Return every line of the material exactly.

***** PROVIDED MATERIAL

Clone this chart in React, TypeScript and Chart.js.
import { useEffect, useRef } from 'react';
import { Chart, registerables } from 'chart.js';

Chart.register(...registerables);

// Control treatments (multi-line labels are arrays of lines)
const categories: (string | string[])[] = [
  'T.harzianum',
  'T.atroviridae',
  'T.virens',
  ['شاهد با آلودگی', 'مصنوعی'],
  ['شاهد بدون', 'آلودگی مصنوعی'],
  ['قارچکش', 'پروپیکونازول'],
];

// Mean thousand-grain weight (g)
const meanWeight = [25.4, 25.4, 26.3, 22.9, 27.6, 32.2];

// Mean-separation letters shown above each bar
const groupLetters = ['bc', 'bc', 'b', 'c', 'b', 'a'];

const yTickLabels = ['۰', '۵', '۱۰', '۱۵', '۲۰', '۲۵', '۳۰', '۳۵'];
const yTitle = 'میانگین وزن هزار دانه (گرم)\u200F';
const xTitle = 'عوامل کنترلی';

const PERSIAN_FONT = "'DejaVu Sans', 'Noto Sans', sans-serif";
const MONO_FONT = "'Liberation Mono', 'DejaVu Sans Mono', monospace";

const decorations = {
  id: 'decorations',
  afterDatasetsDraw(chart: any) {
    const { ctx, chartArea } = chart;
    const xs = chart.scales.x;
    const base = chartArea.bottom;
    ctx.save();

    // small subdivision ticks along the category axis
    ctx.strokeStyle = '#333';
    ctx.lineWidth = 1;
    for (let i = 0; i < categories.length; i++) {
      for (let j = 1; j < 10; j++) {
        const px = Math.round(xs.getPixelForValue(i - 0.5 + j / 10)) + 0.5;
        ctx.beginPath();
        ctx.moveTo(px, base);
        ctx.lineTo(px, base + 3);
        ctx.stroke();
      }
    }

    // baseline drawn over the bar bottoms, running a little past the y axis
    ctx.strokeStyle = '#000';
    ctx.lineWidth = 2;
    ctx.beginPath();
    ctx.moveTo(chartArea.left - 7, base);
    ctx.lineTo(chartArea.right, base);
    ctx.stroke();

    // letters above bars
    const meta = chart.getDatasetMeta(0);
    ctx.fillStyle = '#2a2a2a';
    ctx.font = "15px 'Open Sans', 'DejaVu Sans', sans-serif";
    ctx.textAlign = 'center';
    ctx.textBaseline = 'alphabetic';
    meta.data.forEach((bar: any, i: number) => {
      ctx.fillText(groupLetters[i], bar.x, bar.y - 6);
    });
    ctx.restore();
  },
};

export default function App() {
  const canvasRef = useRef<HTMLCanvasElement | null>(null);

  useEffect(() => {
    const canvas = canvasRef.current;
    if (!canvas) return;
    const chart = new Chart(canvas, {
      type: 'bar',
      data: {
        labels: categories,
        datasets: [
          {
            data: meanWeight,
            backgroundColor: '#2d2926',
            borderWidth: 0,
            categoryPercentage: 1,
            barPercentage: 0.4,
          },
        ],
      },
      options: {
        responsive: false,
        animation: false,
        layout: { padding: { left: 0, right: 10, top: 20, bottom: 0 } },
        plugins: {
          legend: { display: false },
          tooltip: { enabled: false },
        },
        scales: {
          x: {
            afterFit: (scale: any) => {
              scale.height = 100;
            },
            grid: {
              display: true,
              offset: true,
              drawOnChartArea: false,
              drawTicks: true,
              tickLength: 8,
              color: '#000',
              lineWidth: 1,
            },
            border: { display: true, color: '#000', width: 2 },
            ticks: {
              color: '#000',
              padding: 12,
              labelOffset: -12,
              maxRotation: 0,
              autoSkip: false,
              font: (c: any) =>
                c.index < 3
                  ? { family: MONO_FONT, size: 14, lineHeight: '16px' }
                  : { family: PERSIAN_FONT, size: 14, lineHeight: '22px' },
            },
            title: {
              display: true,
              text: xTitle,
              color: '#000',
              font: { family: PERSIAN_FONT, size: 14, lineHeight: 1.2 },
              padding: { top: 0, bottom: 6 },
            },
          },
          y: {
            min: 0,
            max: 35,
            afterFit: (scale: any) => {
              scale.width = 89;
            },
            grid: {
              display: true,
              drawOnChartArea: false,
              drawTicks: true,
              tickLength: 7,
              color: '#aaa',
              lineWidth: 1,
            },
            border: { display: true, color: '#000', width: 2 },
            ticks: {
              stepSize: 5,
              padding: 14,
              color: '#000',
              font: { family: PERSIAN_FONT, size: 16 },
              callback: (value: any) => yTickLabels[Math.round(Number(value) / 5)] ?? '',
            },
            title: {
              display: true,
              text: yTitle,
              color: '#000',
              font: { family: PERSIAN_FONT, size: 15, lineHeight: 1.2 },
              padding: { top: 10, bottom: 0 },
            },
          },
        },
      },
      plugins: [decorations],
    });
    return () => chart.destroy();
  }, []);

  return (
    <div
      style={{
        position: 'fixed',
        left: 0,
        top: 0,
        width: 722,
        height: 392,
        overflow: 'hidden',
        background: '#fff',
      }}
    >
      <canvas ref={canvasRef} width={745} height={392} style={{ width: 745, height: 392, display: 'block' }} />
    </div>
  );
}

**********

[FINISHED TASK]
Clone this chart in React, TypeScript and Chart.js.
import { useEffect, useRef } from 'react';
import { Chart, registerables } from 'chart.js';

Chart.register(...registerables);

// Control treatments (multi-line labels are arrays of lines)
const categories: (string | string[])[] = [
  'T.harzianum',
  'T.atroviridae',
  'T.virens',
  ['شاهد با آلودگی', 'مصنوعی'],
  ['شاهد بدون', 'آلودگی مصنوعی'],
  ['قارچکش', 'پروپیکونازول'],
];

// Mean thousand-grain weight (g)
const meanWeight = [25.4, 25.4, 26.3, 22.9, 27.6, 32.2];

// Mean-separation letters shown above each bar
const groupLetters = ['bc', 'bc', 'b', 'c', 'b', 'a'];

const yTickLabels = ['۰', '۵', '۱۰', '۱۵', '۲۰', '۲۵', '۳۰', '۳۵'];
const yTitle = 'میانگین وزن هزار دانه (گرم)\u200F';
const xTitle = 'عوامل کنترلی';

const PERSIAN_FONT = "'DejaVu Sans', 'Noto Sans', sans-serif";
const MONO_FONT = "'Liberation Mono', 'DejaVu Sans Mono', monospace";

const decorations = {
  id: 'decorations',
  afterDatasetsDraw(chart: any) {
    const { ctx, chartArea } = chart;
    const xs = chart.scales.x;
    const base = chartArea.bottom;
    ctx.save();

    // small subdivision ticks along the category axis
    ctx.strokeStyle = '#333';
    ctx.lineWidth = 1;
    for (let i = 0; i < categories.length; i++) {
      for (let j = 1; j < 10; j++) {
        const px = Math.round(xs.getPixelForValue(i - 0.5 + j / 10)) + 0.5;
        ctx.beginPath();
        ctx.moveTo(px, base);
        ctx.lineTo(px, base + 3);
        ctx.stroke();
      }
    }

    // baseline drawn over the bar bottoms, running a little past the y axis
    ctx.strokeStyle = '#000';
    ctx.lineWidth = 2;
    ctx.beginPath();
    ctx.moveTo(chartArea.left - 7, base);
    ctx.lineTo(chartArea.right, base);
    ctx.stroke();

    // letters above bars
    const meta = chart.getDatasetMeta(0);
    ctx.fillStyle = '#2a2a2a';
    ctx.font = "15px 'Open Sans', 'DejaVu Sans', sans-serif";
    ctx.textAlign = 'center';
    ctx.textBaseline = 'alphabetic';
    meta.data.forEach((bar: any, i: number) => {
      ctx.fillText(groupLetters[i], bar.x, bar.y - 6);
    });
    ctx.restore();
  },
};

export default function App() {
  const canvasRef = useRef<HTMLCanvasElement | null>(null);

  useEffect(() => {
    const canvas = canvasRef.current;
    if (!canvas) return;
    const chart = new Chart(canvas, {
      type: 'bar',
      data: {
        labels: categories,
        datasets: [
          {
            data: meanWeight,
            backgroundColor: '#2d2926',
            borderWidth: 0,
            categoryPercentage: 1,
            barPercentage: 0.4,
          },
        ],
      },
      options: {
        responsive: false,
        animation: false,
        layout: { padding: { left: 0, right: 10, top: 20, bottom: 0 } },
        plugins: {
          legend: { display: false },
          tooltip: { enabled: false },
        },
        scales: {
          x: {
            afterFit: (scale: any) => {
              scale.height = 100;
            },
            grid: {
              display: true,
              offset: true,
              drawOnChartArea: false,
              drawTicks: true,
              tickLength: 8,
              color: '#000',
              lineWidth: 1,
            },
            border: { display: true, color: '#000', width: 2 },
            ticks: {
              color: '#000',
              padding: 12,
              labelOffset: -12,
              maxRotation: 0,
              autoSkip: false,
              font: (c: any) =>
                c.index < 3
                  ? { family: MONO_FONT, size: 14, lineHeight: '16px' }
                  : { family: PERSIAN_FONT, size: 14, lineHeight: '22px' },
            },
            title: {
              display: true,
              text: xTitle,
              color: '#000',
              font: { family: PERSIAN_FONT, size: 14, lineHeight: 1.2 },
              padding: { top: 0, bottom: 6 },
            },
          },
          y: {
            min: 0,
            max: 35,
            afterFit: (scale: any) => {
              scale.width = 89;
            },
            grid: {
              display: true,
              drawOnChartArea: false,
              drawTicks: true,
              tickLength: 7,
              color: '#aaa',
              lineWidth: 1,
            },
            border: { display: true, color: '#000', width: 2 },
            ticks: {
              stepSize: 5,
              padding: 14,
              color: '#000',
              font: { family: PERSIAN_FONT, size: 16 },
              callback: (value: any) => yTickLabels[Math.round(Number(value) / 5)] ?? '',
            },
            title: {
              display: true,
              text: yTitle,
              color: '#000',
              font: { family: PERSIAN_FONT, size: 15, lineHeight: 1.2 },
              padding: { top: 10, bottom: 0 },
            },
          },
        },
      },
      plugins: [decorations],
    });
    return () => chart.destroy();
  }, []);

  return (
    <div
      style={{
        position: 'fixed',
        left: 0,
        top: 0,
        width: 722,
        height: 392,
        overflow: 'hidden',
        background: '#fff',
      }}
    >
      <canvas ref={canvasRef} width={745} height={392} style={{ width: 745, height: 392, display: 'block' }} />
    </div>
  );
}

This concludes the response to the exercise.